In the pikascript-lib folder, create a new Math folder to put the implementation code of the Math module.

_images/131120240-a4001fa4-1fd2-4b6b-82a2-191834ed781b.png

Then create a new .c file in the Math folder. It is recommended to use the naming method of “module name_class name.c” to create a new .c file for each class to improve the clarity of the code.

_images/131120619-45ae3520-7b63-434b-8831-5b4d9f900cad.png

Then we write the method implementation of the class in these two .c files. So the question is, how do we know which implementations to write?

This is very simple, we can open Math_Multiplier.h and Math_Adder.h to find that the implementation function we need to write has been declared.

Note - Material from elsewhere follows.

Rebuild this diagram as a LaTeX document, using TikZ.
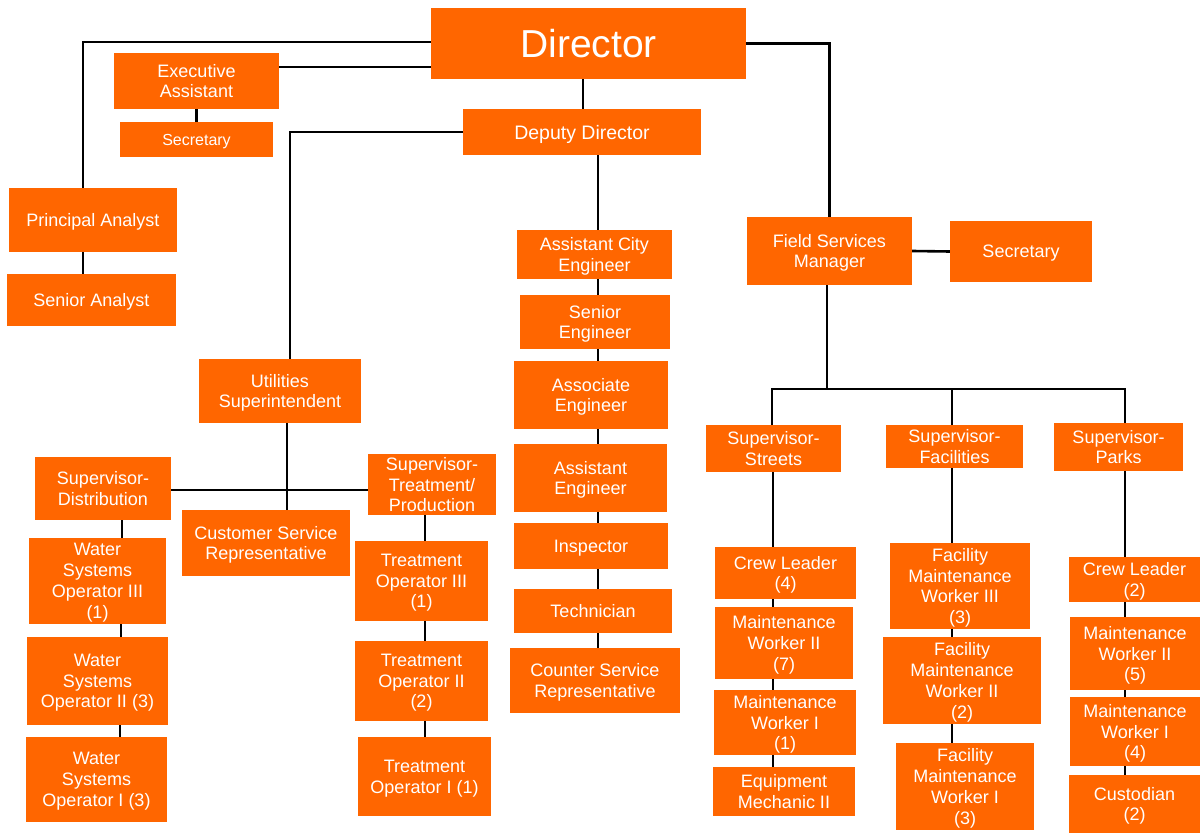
\documentclass[tikz,border=0pt]{standalone}
\usepackage{fontspec}
\setmainfont{Liberation Sans}
\usetikzlibrary{backgrounds}
\definecolor{org}{RGB}{255,102,0}
\newcommand\orgbox[6]{\node[box,minimum width=#4pt,minimum height=#5pt] (#1) at (#2,#3) {#6};}
\tikzset{
  box/.style={fill=org,text=white,inner sep=0pt,align=center,text depth=0pt,font=\fontsize{18}{20.8}\selectfont},
  conn/.style={draw=black,line width=2.6pt,line cap=rect}
}
\begin{document}
\begin{tikzpicture}[x=1pt,y=-1pt]
\useasboundingbox (0,0) rectangle (1200,834);
\node[box,minimum width=315pt,minimum height=71pt,font=\fontsize{39}{44}\selectfont] (dir) at (588.5,43.5) {Director};
\orgbox{ea}{196.5}{81}{165}{56}{Executive\\Assistant}
\node[box,minimum width=153pt,minimum height=35pt,font=\fontsize{16}{19}\selectfont] (sec1) at (196.5,139.5) {Secretary};
\node[box,minimum width=238pt,minimum height=46pt,font=\fontsize{19.5}{22}\selectfont] (dd) at (582,132) {Deputy Director};
\orgbox{pa}{93}{220}{168}{64}{Principal Analyst}
\orgbox{sa}{91.5}{300}{169}{52}{Senior Analyst}
\orgbox{ace}{594.5}{254.5}{155}{49}{Assistant City\\Engineer}
\orgbox{se}{595}{322}{150}{54}{Senior\\Engineer}
\orgbox{ae}{591}{395}{154}{68}{Associate\\Engineer}
\orgbox{ase}{590.5}{478}{153}{68}{Assistant\\Engineer}
\orgbox{insp}{591}{546}{154}{46}{Inspector}
\orgbox{tech}{593}{611}{158}{44}{Technician}
\orgbox{csrb}{595}{680.5}{170}{65}{Counter Service\\Representative}
\orgbox{fsm}{829.5}{251}{165}{68}{Field Services\\Manager}
\orgbox{sec2}{1021}{251.5}{142}{61}{Secretary}
\orgbox{us}{280}{391}{162}{64}{Utilities\\Superintendent}
\orgbox{sd}{103}{488.5}{136}{63}{Supervisor-\\Distribution}
\orgbox{stp}{432}{484.5}{128}{61}{Supervisor-\\Treatment/\\Production}
\orgbox{csr}{266}{543}{168}{66}{Customer Service\\Representative}
\orgbox{w3}{97.5}{581}{137}{86}{Water\\Systems\\Operator III\\(1)}
\orgbox{w2}{97.5}{681}{141}{88}{Water\\Systems\\Operator II (3)}
\orgbox{w1}{96.5}{779.5}{141}{85}{Water\\Systems\\Operator I (3)}
\orgbox{t3}{421.5}{581}{133}{80}{Treatment\\Operator III\\(1)}
\orgbox{t2}{421.5}{681}{133}{80}{Treatment\\Operator II\\(2)}
\orgbox{t1}{424.5}{776.5}{133}{79}{Treatment\\Operator I (1)}
\orgbox{ss}{773.5}{448.5}{135}{47}{Supervisor-\\Streets}
\orgbox{sf}{954.5}{446.5}{137}{43}{Supervisor-\\Facilities}
\orgbox{sp}{1118.5}{447}{129}{48}{Supervisor-\\Parks}
\orgbox{clf}{785.5}{573}{141}{52}{Crew Leader\\(4)}
\orgbox{mws}{784}{643}{138}{72}{Maintenance\\Worker II\\(7)}
\orgbox{mwo}{785}{722.5}{142}{65}{Maintenance\\Worker I\\(1)}
\orgbox{em}{784}{791.5}{142}{49}{Equipment\\Mechanic II}
\orgbox{f3}{960}{586}{140}{86}{Facility\\Maintenance\\Worker III\\(3)}
\orgbox{f2}{962}{680.5}{158}{87}{Facility\\Maintenance\\Worker II\\(2)}
\orgbox{f1}{965}{786.5}{138}{87}{Facility\\Maintenance\\Worker I\\(3)}
\orgbox{clt}{1134.5}{579.5}{131}{45}{Crew Leader\\(2)}
\orgbox{mwf}{1135}{653.5}{130}{73}{Maintenance\\Worker II\\(5)}
\orgbox{mwr}{1135}{731.5}{130}{69}{Maintenance\\Worker I\\(4)}
\orgbox{cu}{1134.5}{804}{131}{58}{Custodian\\(2)}
\coordinate (hub) at (827,389);
\coordinate (hl) at (772,389);
\coordinate (hr) at (1125,389);
\begin{scope}[on background layer]
\fill[white] (0,0) rectangle (1200,834);
\draw[conn] (dir.west |- 0,42) -| (pa.north -| 83,0);
\draw[conn] (pa.south -| 83,0) -- (sa.north -| 83,0);
\draw[conn] (ea.east |- 0,67) -- (dir.west |- 0,67);
\draw[conn] (ea.south) -- (sec1.north);
\draw[conn] (dir.south -| 583,0) -- (dd.north -| 583,0);
\draw[conn] (dir.east) -| (fsm.north);
\draw[conn] (fsm.east) -- (sec2.west);
\draw[conn] (dd.west) -| (us.north -| 290,0);
\draw[conn] (dd.south -| 598,0) -- (ace.north -| 598,0);
\draw[conn] (ace.south -| 598,0) -- (se.north -| 598,0);
\draw[conn] (se.south -| 598,0) -- (ae.north -| 598,0);
\draw[conn] (ae.south -| 598,0) -- (ase.north -| 598,0);
\draw[conn] (ase.south -| 598,0) -- (insp.north -| 598,0);
\draw[conn] (insp.south -| 598,0) -- (tech.north -| 598,0);
\draw[conn] (tech.south -| 598,0) -- (csrb.north -| 598,0);
\draw[conn] (us.south -| 287,0) -- (csr.north -| 287,0);
\draw[conn] (sd.east |- 0,490) -- (stp.west |- 0,490);
\draw[conn] (sd.south -| 122,0) -- (w3.north -| 122,0);
\draw[conn] (w3.south -| 121,0) -- (w2.north -| 121,0);
\draw[conn] (w2.south -| 120,0) -- (w1.north -| 120,0);
\draw[conn] (stp.south -| 425,0) -- (t3.north -| 425,0);
\draw[conn] (t3.south -| 425,0) -- (t2.north -| 425,0);
\draw[conn] (t2.south -| 425,0) -- (t1.north -| 425,0);
\draw[conn] (fsm.south -| hub) -- (hub);
\draw[conn] (hl) -- (hr);
\draw[conn] (hl) -- (ss.north -| hl);
\draw[conn] (hub -| 952,0) -- (sf.north -| 952,0);
\draw[conn] (hr) -- (sp.north -| hr);
\draw[conn] (ss.south -| 773,0) -- (clf.north -| 773,0);
\draw[conn] (clf.south -| 773,0) -- (mws.north -| 773,0);
\draw[conn] (mws.south -| 773,0) -- (mwo.north -| 773,0);
\draw[conn] (mwo.south -| 773,0) -- (em.north -| 773,0);
\draw[conn] (sf.south -| 952,0) -- (f3.north -| 952,0);
\draw[conn] (f3.south -| 952,0) -- (f2.north -| 952,0);
\draw[conn] (f2.south -| 952,0) -- (f1.north -| 952,0);
\draw[conn] (sp.south -| 1125,0) -- (clt.north -| 1125,0);
\draw[conn] (clt.south -| 1125,0) -- (mwf.north -| 1125,0);
\draw[conn] (mwf.south -| 1125,0) -- (mwr.north -| 1125,0);
\draw[conn] (mwr.south -| 1125,0) -- (cu.north -| 1125,0);
\end{scope}
\end{tikzpicture}
\end{document}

  1. /* Math_Multiplier.h */
  2. /* ******************************** */
  3. /* Warning! Don't modify this file! */
  4. /* ******************************** */
  5. #ifndef __Math_Multiplier__H
  6. #define __Math_Multiplier__H
  7. #include <stdio.h>
  8. #include <stdlib.h>
  9. #include "PikaObj.h"
  11. PikaObj *New_Math_Multiplier(Args *args);
  13. float Math_Multiplier_byFloat(PikaObj *self, float a, float b);
  14. int Math_Multiplier_byInt(PikaObj *self, int a, int b);
  16. #endif
  1. /* Math_Adder.h */
  2. /* ******************************** */
  3. /* Warning! Don't modify this file! */
  4. /* ******************************** */
  5. #ifndef __Math_Adder__H
  6. #define __Math_Adder__H
  7. #include <stdio.h>
  8. #include <stdlib.h>
  9. #include "PikaObj.h"
  11. PikaObj *New_Math_Adder(Args *args);
  13. float Math_Adder_byFloat(PikaObj *self, float a, float b);
  14. int Math_Adder_byInt(PikaObj *self, int a, int b);
  16. #endif

Then we directly implement these four functions in Math_Adder.c and Math_Multipler.c and it’s ok.

  1. /* Math_Adder.c */
  2. #include "pikaScript.h"
  4. float Math_Adder_byFloat(PikaObj *self, float a, float b)
  5. {
  6. return a + b;
  7. }
  9. int Math_Adder_byInt(PikaObj *self, int a, int b)
  10. {
  11. return a + b;
  12. }
  1. /* Math_Multipler.c */
  2. #include "pikaScript.h"
  4. float Math_Multiplier_byFloat(PikaObj *self, float a, float b)
  5. {
  6. return a * b;
  7. }
  9. int Math_Multiplier_byInt(PikaObj *self, int a, int b)
  10. {
  11. return a * b;
  12. }

At this time, compile the project again, and you can pass.

13.4. Test the effect

Let’s test our newly written module with the following main.py

  1. # main.py
  2. import Math
  4. adder = Math.Adder()
  5. muler = Math.Multiplier()
  7. res1 = adder.byInt(1, 2)
  8. print('1 + 2')
  9. print(res1)
  11. res2 = adder.byFloat(2.3, 4.2)
  12. print('2.3 + 4.2')
  13. print(res2)
  15. res3 = muler.byInt(2, 3)
  16. print('2 * 3')
  17. print(res3)
  19. res4 = muler.byFloat(2.3, 44.2)
  20. print('2.3 * 44.2')
  21. print(res4)

The effect of running is as follows:

_images/131123307-1d9564d1-8b99-4784-99ed-9756693781f1.png

This shows that the module we wrote is working properly.

13.5. publish module

In the spirit of open source, publishing your own modules is a really cool and exciting thing to do.

Publishing a module only needs to publish the class interface and class implementation file.

For example, to publish the newly written Math module, it is to publish the Math.py file and the pikascript-lib/Math folder.

_images/131123704-403753d8-2ef1-488e-a02a-08fce33cd6de.png

Please refer to the documentation in the Participating in Community Contributions section to publish your modules.